• [WHAT THE EXERCISE ASKS]
Write out all the data again, exactly as it stands.

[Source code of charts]

"""

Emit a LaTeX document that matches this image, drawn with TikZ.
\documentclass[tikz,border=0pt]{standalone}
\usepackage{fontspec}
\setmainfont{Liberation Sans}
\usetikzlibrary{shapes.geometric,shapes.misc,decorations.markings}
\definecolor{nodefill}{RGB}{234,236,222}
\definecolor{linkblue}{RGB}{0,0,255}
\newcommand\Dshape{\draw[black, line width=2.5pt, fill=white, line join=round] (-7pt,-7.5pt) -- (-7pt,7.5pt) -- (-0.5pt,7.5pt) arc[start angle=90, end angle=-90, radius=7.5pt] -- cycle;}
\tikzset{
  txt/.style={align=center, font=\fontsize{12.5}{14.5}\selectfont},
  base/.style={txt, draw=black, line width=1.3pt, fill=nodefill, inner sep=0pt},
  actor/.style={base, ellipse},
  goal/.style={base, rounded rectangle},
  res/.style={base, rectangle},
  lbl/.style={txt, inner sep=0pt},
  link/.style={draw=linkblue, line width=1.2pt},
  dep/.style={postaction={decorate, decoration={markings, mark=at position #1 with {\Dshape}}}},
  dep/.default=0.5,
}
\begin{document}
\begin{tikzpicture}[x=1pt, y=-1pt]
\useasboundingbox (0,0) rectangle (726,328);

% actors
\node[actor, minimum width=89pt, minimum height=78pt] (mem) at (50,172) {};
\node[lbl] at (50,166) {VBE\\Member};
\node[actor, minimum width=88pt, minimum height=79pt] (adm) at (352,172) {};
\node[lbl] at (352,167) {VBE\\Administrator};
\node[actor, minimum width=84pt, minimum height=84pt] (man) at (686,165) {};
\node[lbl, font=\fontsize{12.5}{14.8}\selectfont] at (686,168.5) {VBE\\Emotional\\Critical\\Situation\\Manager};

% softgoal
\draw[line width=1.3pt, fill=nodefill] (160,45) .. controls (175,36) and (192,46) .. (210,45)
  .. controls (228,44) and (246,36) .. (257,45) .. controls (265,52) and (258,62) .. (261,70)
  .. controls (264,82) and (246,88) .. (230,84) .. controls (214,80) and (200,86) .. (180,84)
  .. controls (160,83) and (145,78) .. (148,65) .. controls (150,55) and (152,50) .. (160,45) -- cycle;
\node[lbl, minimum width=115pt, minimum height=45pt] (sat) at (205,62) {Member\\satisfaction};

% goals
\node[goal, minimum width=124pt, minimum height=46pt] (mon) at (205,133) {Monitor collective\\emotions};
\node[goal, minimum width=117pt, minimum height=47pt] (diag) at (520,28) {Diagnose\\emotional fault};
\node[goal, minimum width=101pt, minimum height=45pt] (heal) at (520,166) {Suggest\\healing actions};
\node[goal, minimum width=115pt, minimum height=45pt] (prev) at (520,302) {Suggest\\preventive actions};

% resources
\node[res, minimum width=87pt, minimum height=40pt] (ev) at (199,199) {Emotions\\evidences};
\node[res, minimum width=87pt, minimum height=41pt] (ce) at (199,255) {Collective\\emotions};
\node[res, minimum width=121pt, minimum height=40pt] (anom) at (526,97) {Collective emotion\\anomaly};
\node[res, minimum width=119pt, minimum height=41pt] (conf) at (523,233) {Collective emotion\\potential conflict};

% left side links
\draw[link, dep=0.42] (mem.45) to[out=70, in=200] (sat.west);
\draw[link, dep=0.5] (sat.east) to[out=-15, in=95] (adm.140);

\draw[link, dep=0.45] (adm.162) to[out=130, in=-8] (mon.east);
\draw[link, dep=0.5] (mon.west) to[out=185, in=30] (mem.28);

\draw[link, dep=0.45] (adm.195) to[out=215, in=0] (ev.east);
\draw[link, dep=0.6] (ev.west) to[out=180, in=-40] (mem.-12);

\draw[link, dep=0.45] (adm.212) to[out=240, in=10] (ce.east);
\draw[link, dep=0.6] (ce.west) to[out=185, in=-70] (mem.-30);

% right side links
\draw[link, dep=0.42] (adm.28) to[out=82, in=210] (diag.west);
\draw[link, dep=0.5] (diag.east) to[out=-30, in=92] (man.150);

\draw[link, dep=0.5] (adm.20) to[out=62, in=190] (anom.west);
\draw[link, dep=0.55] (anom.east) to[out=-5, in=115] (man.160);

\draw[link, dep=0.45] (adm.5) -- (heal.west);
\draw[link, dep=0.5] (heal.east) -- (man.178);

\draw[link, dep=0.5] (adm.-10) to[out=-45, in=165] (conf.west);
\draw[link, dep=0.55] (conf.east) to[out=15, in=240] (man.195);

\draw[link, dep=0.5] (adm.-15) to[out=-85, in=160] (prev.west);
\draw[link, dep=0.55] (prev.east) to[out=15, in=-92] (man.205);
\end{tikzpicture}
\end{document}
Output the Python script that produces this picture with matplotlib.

"""

• [SOLUTION]
Emit a LaTeX document that matches this image, drawn with TikZ.
\documentclass[tikz,border=0pt]{standalone}
\usepackage{fontspec}
\setmainfont{Liberation Sans}
\usetikzlibrary{shapes.geometric,shapes.misc,decorations.markings}
\definecolor{nodefill}{RGB}{234,236,222}
\definecolor{linkblue}{RGB}{0,0,255}
\newcommand\Dshape{\draw[black, line width=2.5pt, fill=white, line join=round] (-7pt,-7.5pt) -- (-7pt,7.5pt) -- (-0.5pt,7.5pt) arc[start angle=90, end angle=-90, radius=7.5pt] -- cycle;}
\tikzset{
  txt/.style={align=center, font=\fontsize{12.5}{14.5}\selectfont},
  base/.style={txt, draw=black, line width=1.3pt, fill=nodefill, inner sep=0pt},
  actor/.style={base, ellipse},
  goal/.style={base, rounded rectangle},
  res/.style={base, rectangle},
  lbl/.style={txt, inner sep=0pt},
  link/.style={draw=linkblue, line width=1.2pt},
  dep/.style={postaction={decorate, decoration={markings, mark=at position #1 with {\Dshape}}}},
  dep/.default=0.5,
}
\begin{document}
\begin{tikzpicture}[x=1pt, y=-1pt]
\useasboundingbox (0,0) rectangle (726,328);

% actors
\node[actor, minimum width=89pt, minimum height=78pt] (mem) at (50,172) {};
\node[lbl] at (50,166) {VBE\\Member};
\node[actor, minimum width=88pt, minimum height=79pt] (adm) at (352,172) {};
\node[lbl] at (352,167) {VBE\\Administrator};
\node[actor, minimum width=84pt, minimum height=84pt] (man) at (686,165) {};
\node[lbl, font=\fontsize{12.5}{14.8}\selectfont] at (686,168.5) {VBE\\Emotional\\Critical\\Situation\\Manager};

% softgoal
\draw[line width=1.3pt, fill=nodefill] (160,45) .. controls (175,36) and (192,46) .. (210,45)
  .. controls (228,44) and (246,36) .. (257,45) .. controls (265,52) and (258,62) .. (261,70)
  .. controls (264,82) and (246,88) .. (230,84) .. controls (214,80) and (200,86) .. (180,84)
  .. controls (160,83) and (145,78) .. (148,65) .. controls (150,55) and (152,50) .. (160,45) -- cycle;
\node[lbl, minimum width=115pt, minimum height=45pt] (sat) at (205,62) {Member\\satisfaction};

% goals
\node[goal, minimum width=124pt, minimum height=46pt] (mon) at (205,133) {Monitor collective\\emotions};
\node[goal, minimum width=117pt, minimum height=47pt] (diag) at (520,28) {Diagnose\\emotional fault};
\node[goal, minimum width=101pt, minimum height=45pt] (heal) at (520,166) {Suggest\\healing actions};
\node[goal, minimum width=115pt, minimum height=45pt] (prev) at (520,302) {Suggest\\preventive actions};

% resources
\node[res, minimum width=87pt, minimum height=40pt] (ev) at (199,199) {Emotions\\evidences};
\node[res, minimum width=87pt, minimum height=41pt] (ce) at (199,255) {Collective\\emotions};
\node[res, minimum width=121pt, minimum height=40pt] (anom) at (526,97) {Collective emotion\\anomaly};
\node[res, minimum width=119pt, minimum height=41pt] (conf) at (523,233) {Collective emotion\\potential conflict};

% left side links
\draw[link, dep=0.42] (mem.45) to[out=70, in=200] (sat.west);
\draw[link, dep=0.5] (sat.east) to[out=-15, in=95] (adm.140);

\draw[link, dep=0.45] (adm.162) to[out=130, in=-8] (mon.east);
\draw[link, dep=0.5] (mon.west) to[out=185, in=30] (mem.28);

\draw[link, dep=0.45] (adm.195) to[out=215, in=0] (ev.east);
\draw[link, dep=0.6] (ev.west) to[out=180, in=-40] (mem.-12);

\draw[link, dep=0.45] (adm.212) to[out=240, in=10] (ce.east);
\draw[link, dep=0.6] (ce.west) to[out=185, in=-70] (mem.-30);

% right side links
\draw[link, dep=0.42] (adm.28) to[out=82, in=210] (diag.west);
\draw[link, dep=0.5] (diag.east) to[out=-30, in=92] (man.150);

\draw[link, dep=0.5] (adm.20) to[out=62, in=190] (anom.west);
\draw[link, dep=0.55] (anom.east) to[out=-5, in=115] (man.160);

\draw[link, dep=0.45] (adm.5) -- (heal.west);
\draw[link, dep=0.5] (heal.east) -- (man.178);

\draw[link, dep=0.5] (adm.-10) to[out=-45, in=165] (conf.west);
\draw[link, dep=0.55] (conf.east) to[out=15, in=240] (man.195);

\draw[link, dep=0.5] (adm.-15) to[out=-85, in=160] (prev.west);
\draw[link, dep=0.55] (prev.east) to[out=15, in=-92] (man.205);
\end{tikzpicture}
\end{document}
Output the Python script that produces this picture with matplotlib.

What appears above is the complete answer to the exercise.